Protests against the location of asylum seekers to Roscrea have hit the news headlines after clashes broke out at the Racket Hall hotel.
The protests are directed at the wrong target. Eighteen women and children had to pass a hostile gauntlet of people who claimed they were depriving them of facilities.
Protests such as those in Roscrea were originally stoked up by far-right elements who borrowed their rhetoric from the US and Britain to whip up scare stories about ‘unvetted men’. It was a lie designed to whip up racism.
But the rhetoric is now expanding to include all asylum seekers and migrants.
The latest big lie is that ‘Ireland is full’. This is despite the fact that there are over 150,000 vacant homes and the country has one of the lowest population densities in Europe.
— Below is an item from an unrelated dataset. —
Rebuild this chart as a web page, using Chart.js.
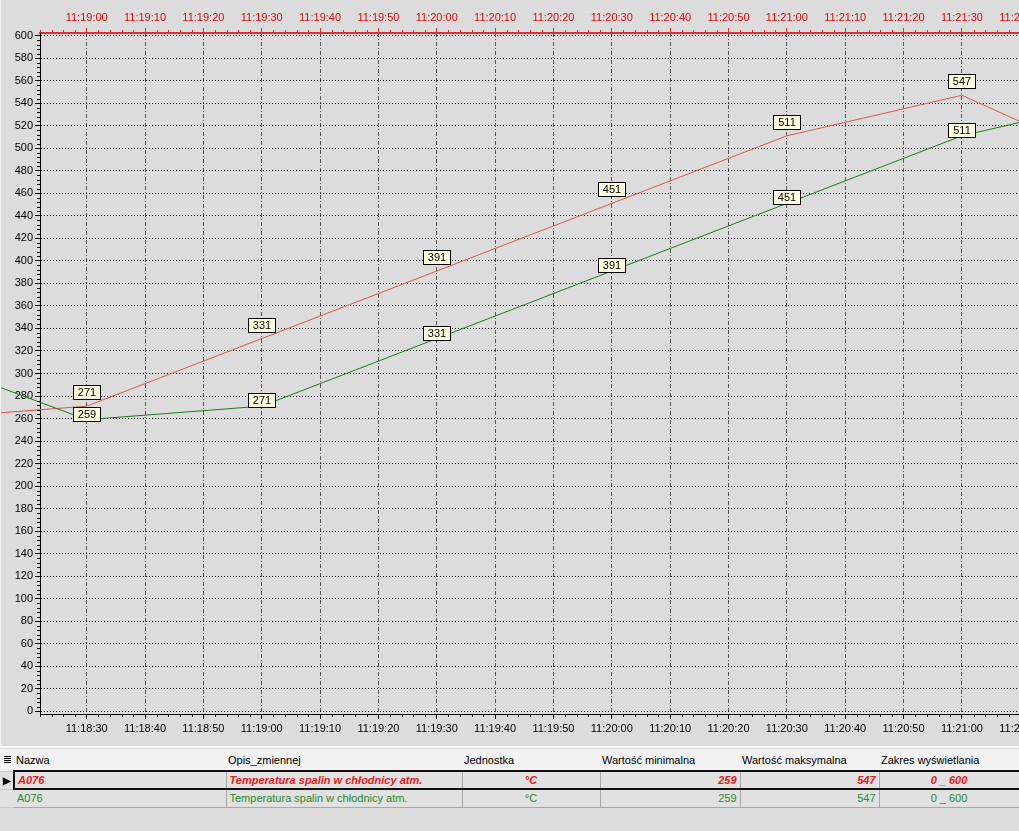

Of course, we need more houses and public services, but the government is to blame for not providing them – not asylum seekers or migrants.
Roscrea DOES suffer from deprivation and a lack of facilities. Despite the big talk of people like Michael Lowry, who regularly boasts about his deals for North Tipperary, the town is suffering from a lack of jobs and facilities.
Yet this was happening well before asylum seekers and none of the local TDs such as Lowry, Mattie McGrath, or even Sinn Féin’s Martin Browne organised protests.
Far easier to target vulnerable people who are fleeing war.
Large numbers of migrants have made Roscrea their home for years, well before the current event. Far from taking services from local people, they have contributed to the town. So instead of pretending that a new influx of people is a ‘burden’ we need to ensure they have every right to contribute.
• That means giving asylum seekers an immediate right to work.
• It means building a real movement to force the government to provide real facilities for Roscrea.
• Top of the list should be a public facility – not one owned by a private company that only wants profit – for people to socialise and hold functions.
Instead of targeting those who have fled war, let’s work together, Irish and migrant, to target a government that only looks after the wealthy and their own friends.